Alexander Ya. Malkin
Russian Academy of Sciences, Moscow
1937 – Present
Chemical Engineer
Fellow, Elected 2019
Alexander Ya. Malkin started his scientific carrier entering the laboratory of polymer rheology of the Institute of Petrochemical Synthesis of the Academy of Sciences as a PhD student
in late 1962 under supervising of Professor G. V. Vinogradov. One of his first outstanding accomplishments is the concept of the flow-to-rubbery transition in strong flows of viscoelatic
polymeric fluids. First, this was the observation of the spurt effect in the flow of flexible-chain monodisperse polymer melts. It consists in abrupt transition from quasi-Newtonian flow
to wall slip at a critical shear stress independent of molecular weight. This effect was understood as a consequence of a relaxation transition to the rubbery state equivalent to the
similar phenomenon observed in increasing frequency. For broad MWD, this transition smears along shear rate scale that can be considered as one of the dominant mechanisms of the
non-Newtonian flow of polydisperse polymers. Then it was shown that calculation of MWD from a flow curve can be an incorrect problem. Macro-modeling of deformation of flexible chains
demonstrated that at high deformation rates, the entanglement knots tighten because chains have not enough time for slipping out. This approach explains a mechanism of rubbery transition
by creation of quasistable knots. Second, the systematic study of uniaxial extension has allowed to construct a universal envelope which presents the critical strain (at rupture) as a function
of the Weissenberg Number. Then large draw ratios are completely related to reversible rubbery deformations. This understanding of polymer melts behavior in extension is now generally accepted.

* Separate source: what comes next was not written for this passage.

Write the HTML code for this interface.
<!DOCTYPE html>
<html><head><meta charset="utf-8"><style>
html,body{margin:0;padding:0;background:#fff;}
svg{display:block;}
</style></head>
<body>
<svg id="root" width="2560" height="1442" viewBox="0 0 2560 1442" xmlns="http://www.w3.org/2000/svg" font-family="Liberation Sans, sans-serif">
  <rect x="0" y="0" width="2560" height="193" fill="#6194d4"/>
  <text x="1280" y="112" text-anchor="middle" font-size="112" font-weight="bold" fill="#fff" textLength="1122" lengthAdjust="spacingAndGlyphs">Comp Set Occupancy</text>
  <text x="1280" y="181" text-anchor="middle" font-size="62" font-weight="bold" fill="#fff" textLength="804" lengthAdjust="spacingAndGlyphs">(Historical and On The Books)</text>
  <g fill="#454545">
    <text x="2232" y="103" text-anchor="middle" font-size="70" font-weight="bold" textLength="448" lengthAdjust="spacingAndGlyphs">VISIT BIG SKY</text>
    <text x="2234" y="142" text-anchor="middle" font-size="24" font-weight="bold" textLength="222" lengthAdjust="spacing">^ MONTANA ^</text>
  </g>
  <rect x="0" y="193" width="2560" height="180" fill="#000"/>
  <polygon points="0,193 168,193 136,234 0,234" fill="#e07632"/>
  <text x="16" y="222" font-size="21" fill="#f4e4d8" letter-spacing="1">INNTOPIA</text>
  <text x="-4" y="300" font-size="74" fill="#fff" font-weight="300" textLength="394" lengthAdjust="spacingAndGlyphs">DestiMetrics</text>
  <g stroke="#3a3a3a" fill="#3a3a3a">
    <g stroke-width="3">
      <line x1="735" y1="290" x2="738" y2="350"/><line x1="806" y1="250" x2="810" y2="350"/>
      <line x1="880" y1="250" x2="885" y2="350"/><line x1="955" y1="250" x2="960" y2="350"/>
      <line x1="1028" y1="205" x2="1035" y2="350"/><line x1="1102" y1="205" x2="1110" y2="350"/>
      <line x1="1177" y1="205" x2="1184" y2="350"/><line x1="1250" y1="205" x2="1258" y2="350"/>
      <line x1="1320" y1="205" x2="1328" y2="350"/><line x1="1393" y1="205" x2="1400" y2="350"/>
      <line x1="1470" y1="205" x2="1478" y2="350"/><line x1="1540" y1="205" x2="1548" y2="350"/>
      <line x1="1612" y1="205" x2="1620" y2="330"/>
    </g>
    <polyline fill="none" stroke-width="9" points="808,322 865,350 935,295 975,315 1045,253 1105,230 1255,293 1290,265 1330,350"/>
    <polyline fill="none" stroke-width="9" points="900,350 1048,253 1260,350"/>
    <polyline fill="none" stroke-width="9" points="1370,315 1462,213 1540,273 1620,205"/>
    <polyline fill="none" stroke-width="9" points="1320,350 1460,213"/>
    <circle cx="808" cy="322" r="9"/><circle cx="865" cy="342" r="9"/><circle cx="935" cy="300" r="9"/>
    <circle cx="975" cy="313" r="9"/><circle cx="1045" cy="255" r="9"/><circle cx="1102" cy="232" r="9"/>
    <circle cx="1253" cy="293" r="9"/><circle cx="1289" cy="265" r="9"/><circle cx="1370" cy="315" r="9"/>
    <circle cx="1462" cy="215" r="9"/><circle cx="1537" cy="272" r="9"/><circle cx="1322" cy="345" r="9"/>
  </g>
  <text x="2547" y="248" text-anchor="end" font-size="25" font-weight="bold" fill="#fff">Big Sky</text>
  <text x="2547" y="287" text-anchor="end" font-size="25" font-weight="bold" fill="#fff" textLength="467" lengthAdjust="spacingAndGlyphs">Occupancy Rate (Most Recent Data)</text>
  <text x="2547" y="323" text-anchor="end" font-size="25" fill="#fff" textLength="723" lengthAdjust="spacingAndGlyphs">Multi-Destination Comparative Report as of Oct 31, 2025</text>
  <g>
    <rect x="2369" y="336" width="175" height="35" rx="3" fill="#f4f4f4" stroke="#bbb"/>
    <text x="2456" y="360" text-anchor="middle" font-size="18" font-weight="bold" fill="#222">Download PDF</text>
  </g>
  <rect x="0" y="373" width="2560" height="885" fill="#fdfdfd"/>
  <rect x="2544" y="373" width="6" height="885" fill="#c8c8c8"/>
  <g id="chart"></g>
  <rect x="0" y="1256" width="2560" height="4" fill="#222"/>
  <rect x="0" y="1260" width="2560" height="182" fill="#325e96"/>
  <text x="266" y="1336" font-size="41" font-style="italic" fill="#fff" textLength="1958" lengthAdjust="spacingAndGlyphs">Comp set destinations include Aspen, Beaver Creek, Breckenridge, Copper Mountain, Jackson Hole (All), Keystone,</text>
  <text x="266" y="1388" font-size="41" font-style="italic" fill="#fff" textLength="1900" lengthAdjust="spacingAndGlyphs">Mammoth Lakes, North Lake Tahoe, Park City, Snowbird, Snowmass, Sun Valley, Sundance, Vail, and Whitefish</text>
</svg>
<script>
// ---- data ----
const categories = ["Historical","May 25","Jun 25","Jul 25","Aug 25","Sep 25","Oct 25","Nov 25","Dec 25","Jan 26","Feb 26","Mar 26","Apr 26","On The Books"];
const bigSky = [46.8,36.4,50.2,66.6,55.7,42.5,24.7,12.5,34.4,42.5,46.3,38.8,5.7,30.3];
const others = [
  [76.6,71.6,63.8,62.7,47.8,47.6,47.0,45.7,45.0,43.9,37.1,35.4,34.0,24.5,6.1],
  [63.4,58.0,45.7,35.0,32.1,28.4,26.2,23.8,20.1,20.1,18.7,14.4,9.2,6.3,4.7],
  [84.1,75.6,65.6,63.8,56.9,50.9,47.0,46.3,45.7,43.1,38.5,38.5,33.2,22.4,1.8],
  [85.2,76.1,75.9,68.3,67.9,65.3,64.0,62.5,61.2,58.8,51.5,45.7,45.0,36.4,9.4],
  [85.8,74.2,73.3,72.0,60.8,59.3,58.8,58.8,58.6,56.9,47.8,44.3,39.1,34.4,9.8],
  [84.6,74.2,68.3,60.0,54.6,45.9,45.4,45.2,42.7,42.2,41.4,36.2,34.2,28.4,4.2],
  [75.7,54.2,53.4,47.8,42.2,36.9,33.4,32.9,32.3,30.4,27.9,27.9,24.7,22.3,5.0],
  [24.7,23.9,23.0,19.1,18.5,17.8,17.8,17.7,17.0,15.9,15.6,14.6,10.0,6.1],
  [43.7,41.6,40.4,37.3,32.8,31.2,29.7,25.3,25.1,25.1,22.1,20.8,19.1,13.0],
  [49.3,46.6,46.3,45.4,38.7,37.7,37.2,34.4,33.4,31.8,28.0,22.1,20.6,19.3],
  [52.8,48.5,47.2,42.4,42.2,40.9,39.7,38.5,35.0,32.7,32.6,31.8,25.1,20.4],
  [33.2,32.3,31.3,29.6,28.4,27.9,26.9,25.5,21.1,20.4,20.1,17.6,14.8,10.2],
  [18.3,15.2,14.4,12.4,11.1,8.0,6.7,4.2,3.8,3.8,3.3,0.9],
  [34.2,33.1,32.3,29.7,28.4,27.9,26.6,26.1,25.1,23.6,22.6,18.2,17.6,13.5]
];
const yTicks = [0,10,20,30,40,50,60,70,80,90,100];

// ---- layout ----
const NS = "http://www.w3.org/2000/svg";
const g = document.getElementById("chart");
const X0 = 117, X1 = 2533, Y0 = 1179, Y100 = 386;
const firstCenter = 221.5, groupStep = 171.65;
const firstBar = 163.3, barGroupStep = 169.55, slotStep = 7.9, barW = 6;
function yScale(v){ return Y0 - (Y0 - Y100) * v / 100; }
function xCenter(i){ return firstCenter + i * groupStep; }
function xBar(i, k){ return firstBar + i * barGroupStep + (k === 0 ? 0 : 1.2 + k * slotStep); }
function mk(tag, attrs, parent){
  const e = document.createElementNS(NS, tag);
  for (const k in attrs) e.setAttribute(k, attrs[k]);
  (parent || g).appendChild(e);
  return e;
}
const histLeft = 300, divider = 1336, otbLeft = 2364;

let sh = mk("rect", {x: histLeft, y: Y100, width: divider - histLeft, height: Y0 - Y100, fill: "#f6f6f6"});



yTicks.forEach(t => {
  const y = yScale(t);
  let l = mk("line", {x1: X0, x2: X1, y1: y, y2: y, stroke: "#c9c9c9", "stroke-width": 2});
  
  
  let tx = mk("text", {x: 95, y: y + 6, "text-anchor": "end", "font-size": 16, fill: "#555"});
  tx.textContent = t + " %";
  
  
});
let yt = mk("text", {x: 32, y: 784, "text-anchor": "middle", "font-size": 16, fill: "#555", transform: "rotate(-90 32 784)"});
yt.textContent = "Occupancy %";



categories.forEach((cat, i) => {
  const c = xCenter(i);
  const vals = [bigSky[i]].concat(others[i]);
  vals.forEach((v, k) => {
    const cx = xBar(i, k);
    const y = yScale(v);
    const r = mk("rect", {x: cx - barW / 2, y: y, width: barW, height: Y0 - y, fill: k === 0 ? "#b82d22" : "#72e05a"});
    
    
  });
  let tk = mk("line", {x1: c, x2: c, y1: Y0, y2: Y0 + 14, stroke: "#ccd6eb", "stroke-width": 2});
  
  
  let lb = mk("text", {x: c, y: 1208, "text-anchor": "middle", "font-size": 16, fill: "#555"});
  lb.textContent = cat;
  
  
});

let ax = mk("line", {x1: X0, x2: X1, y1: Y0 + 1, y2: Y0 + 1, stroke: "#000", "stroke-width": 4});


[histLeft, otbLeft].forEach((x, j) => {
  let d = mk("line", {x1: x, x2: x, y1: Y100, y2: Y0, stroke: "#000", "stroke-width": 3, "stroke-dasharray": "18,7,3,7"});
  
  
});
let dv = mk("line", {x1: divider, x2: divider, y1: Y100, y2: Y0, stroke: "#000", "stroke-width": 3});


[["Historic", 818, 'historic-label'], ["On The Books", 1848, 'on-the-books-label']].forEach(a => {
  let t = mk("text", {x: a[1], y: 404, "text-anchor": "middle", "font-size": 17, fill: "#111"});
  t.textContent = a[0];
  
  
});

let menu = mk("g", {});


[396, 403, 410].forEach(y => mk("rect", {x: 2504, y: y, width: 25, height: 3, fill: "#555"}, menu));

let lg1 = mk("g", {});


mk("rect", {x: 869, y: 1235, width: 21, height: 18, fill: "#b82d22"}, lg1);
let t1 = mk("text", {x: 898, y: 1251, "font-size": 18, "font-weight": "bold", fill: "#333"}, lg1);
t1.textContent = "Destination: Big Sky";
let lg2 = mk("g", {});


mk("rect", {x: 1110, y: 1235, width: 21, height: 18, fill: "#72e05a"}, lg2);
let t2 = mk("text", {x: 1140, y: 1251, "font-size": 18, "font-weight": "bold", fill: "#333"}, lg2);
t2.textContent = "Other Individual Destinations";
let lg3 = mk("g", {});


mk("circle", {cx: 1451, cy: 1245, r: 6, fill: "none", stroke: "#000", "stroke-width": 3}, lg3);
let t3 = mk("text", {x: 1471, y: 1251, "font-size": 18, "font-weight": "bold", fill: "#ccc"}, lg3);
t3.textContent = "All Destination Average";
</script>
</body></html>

Latest investigation of uniaxial extension of polymer solutions demonstrated the effect of phase separation at high deformation rates and can be considered as the ground for a new process of
mechanotropic spanning. Studies of the rheology of rigid-chain polymer solutions have lead to a discovery of isotropic-to-LC state transition (with V.G. Kulichikhin) which was the
first experimental confirmation of the Flory theory.
Malkin’s investigations of multi-component systems developed the understanding of the yielding and for the first time demonstrated time-dependent and thixotropic nature of the yield
stress as well as the absence of the limiting Newtonian flow below the yield stress. Malkin become interested in highly concentrated emulsions in the past decade. Several new
experimental evidences allowed for constructing general dependencies of the rheological properties on concentration and droplet size. These works cleared up the role of interdroplet interaction
in addition to the traditional effect of droplet surface energy. His current field of investigations is related to the problem of heavy oil transportation and search for ways for reducing its
costineffective high viscosity. In particular, he tackles this problem through directed emulsification in water.